_WRITTEN EXERCISE:_
Exactly as written, write out the lines below from the first to the one containing "(s42) at (430,812)", inclusive. Pictures do not belong in the copy.

+---+

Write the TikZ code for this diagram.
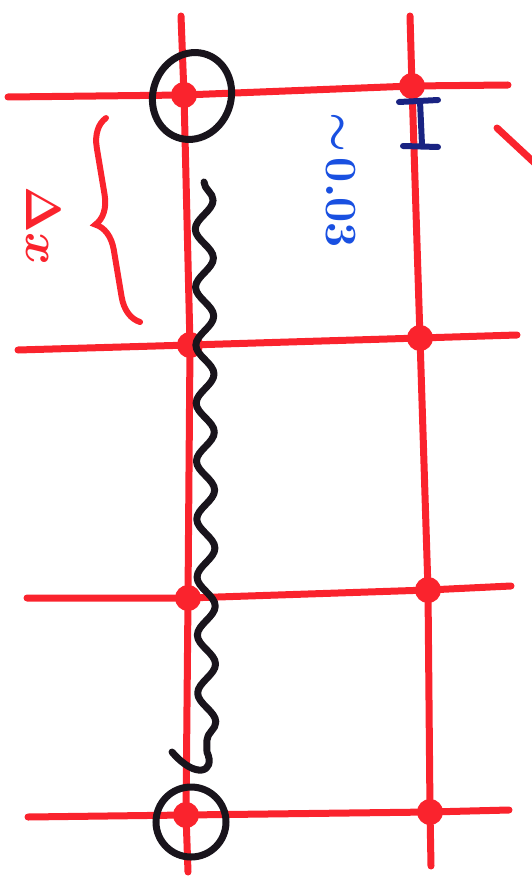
\documentclass[tikz,border=0pt]{standalone}
\usepackage{amsmath,amssymb}
\usetikzlibrary{arrows.meta,positioning,shapes.geometric,decorations.pathmorphing,decorations.pathreplacing,calc}
\definecolor{penRed}{RGB}{250,35,45}
\definecolor{penBlack}{RGB}{25,20,28}
\definecolor{penBlue}{RGB}{25,80,225}
\definecolor{penNavy}{RGB}{25,35,130}

\begin{document}
\begin{tikzpicture}[x=1pt, y=-1pt,
  gridline/.style={draw=penRed, line width=7pt, line cap=round},
  site/.style={circle, fill=penRed, minimum size=26pt, inner sep=0pt},
  ring/.style={ellipse, draw=penBlack, line width=7pt, inner sep=0pt},
  wig/.style={draw=penBlack, line width=7pt, line cap=round, line join=round},
  curly/.style={draw=penRed, line width=6pt, line cap=round,
    decorate, decoration={brace, amplitude=28pt}},
  bar/.style={draw=penNavy, line width=6pt, line cap=round},
  lab/.style={text=#1, inner sep=0pt, rotate=-90, font=\Huge\boldmath},
]
\useasboundingbox (0,0) rectangle (531,877);

% lattice sites
\node[site] (s11) at (184,95) {};
\node[site] (s12) at (412,86) {};
\node[site] (s21) at (190,345) {};
\node[site] (s22) at (420,338) {};
\node[site] (s31) at (188,598) {};
\node[site] (s32) at (428,590) {};
\node[site] (s41) at (186,815) {};
\node[site] (s42) at (430,812) {};

% free ends of the lattice lines
\coordinate (c1top) at (181,16);
\coordinate (c1bot) at (188,872);
\coordinate (c2top) at (410,16);
\coordinate (c2bot) at (431,866);
\coordinate (r1l) at (8,97);
\coordinate (r1r) at (508,85);
\coordinate (r2l) at (18,350);
\coordinate (r2r) at (517,335);
\coordinate (r3l) at (27,598);
\coordinate (r3r) at (511,586);
\coordinate (r4l) at (28,817);
\coordinate (r4r) at (509,810);

\draw[gridline] (c1top) -- (s11.center) -- (s21.center) -- (s31.center) -- (s41.center) -- (c1bot);
\draw[gridline] (c2top) -- (s12.center) -- (s22.center) -- (s32.center) -- (s42.center) -- (c2bot);
\draw[gridline] (r1l) -- (s11.center) -- (s12.center) -- (r1r);
\draw[gridline] (r2l) -- (s21.center) -- (s22.center) -- (r2r);
\draw[gridline] (r3l) -- (s31.center) -- (s32.center) -- (r3r);
\draw[gridline] (r4l) -- (s41.center) -- (s42.center) -- (r4r);

% stray stroke on the right edge
\coordinate (cutA) at (497,128);
\coordinate (cutB) at (540,168);
\draw[gridline] (cutA) -- (cutB);

% marked end points
\node[ring, minimum width=78pt, minimum height=88pt, rotate=-20] (ringTop) at (192,96) {};
\node[ring, minimum width=70pt, minimum height=70pt] (ringBot) at (191,822) {};

% wavy path between them
\coordinate (wigA) at (204,182);
\coordinate (wigB) at (207,752);
\coordinate (wigEnd) at (172,752);
\draw[wig] (wigA) decorate[decoration={snake, amplitude=9pt, segment length=58pt}] {-- (wigB)}
  .. controls (216,772) and (196,780) .. (wigEnd);

% spacing brace
\coordinate (brBot) at (140,322);
\coordinate (brTop) at (106,118);
\draw[curly] (brBot) -- (brTop);
\node[lab=penRed, scale=2] (dx) at (44,226) {$\Delta x$};

% small offset mark
\coordinate (tA) at (399,102);
\coordinate (tB) at (438,100);
\coordinate (tC) at (420,101);
\coordinate (tD) at (422,145);
\coordinate (tE) at (403,146);
\coordinate (tF) at (438,147);
\draw[bar] (tA) -- (tB);
\draw[bar] (tC) -- (tD);
\draw[bar] (tE) -- (tF);
\node[lab=penBlue, scale=1.8] (eps) at (341,180) {$\sim\! 0.03$};

\end{tikzpicture}
\end{document}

+---+

_SOLUTION FOR THIS TASK:_
Write the TikZ code for this diagram.
\documentclass[tikz,border=0pt]{standalone}
\usepackage{amsmath,amssymb}
\usetikzlibrary{arrows.meta,positioning,shapes.geometric,decorations.pathmorphing,decorations.pathreplacing,calc}
\definecolor{penRed}{RGB}{250,35,45}
\definecolor{penBlack}{RGB}{25,20,28}
\definecolor{penBlue}{RGB}{25,80,225}
\definecolor{penNavy}{RGB}{25,35,130}

\begin{document}
\begin{tikzpicture}[x=1pt, y=-1pt,
  gridline/.style={draw=penRed, line width=7pt, line cap=round},
  site/.style={circle, fill=penRed, minimum size=26pt, inner sep=0pt},
  ring/.style={ellipse, draw=penBlack, line width=7pt, inner sep=0pt},
  wig/.style={draw=penBlack, line width=7pt, line cap=round, line join=round},
  curly/.style={draw=penRed, line width=6pt, line cap=round,
    decorate, decoration={brace, amplitude=28pt}},
  bar/.style={draw=penNavy, line width=6pt, line cap=round},
  lab/.style={text=#1, inner sep=0pt, rotate=-90, font=\Huge\boldmath},
]
\useasboundingbox (0,0) rectangle (531,877);

% lattice sites
\node[site] (s11) at (184,95) {};
\node[site] (s12) at (412,86) {};
\node[site] (s21) at (190,345) {};
\node[site] (s22) at (420,338) {};
\node[site] (s31) at (188,598) {};
\node[site] (s32) at (428,590) {};
\node[site] (s41) at (186,815) {};
\node[site] (s42) at (430,812) {};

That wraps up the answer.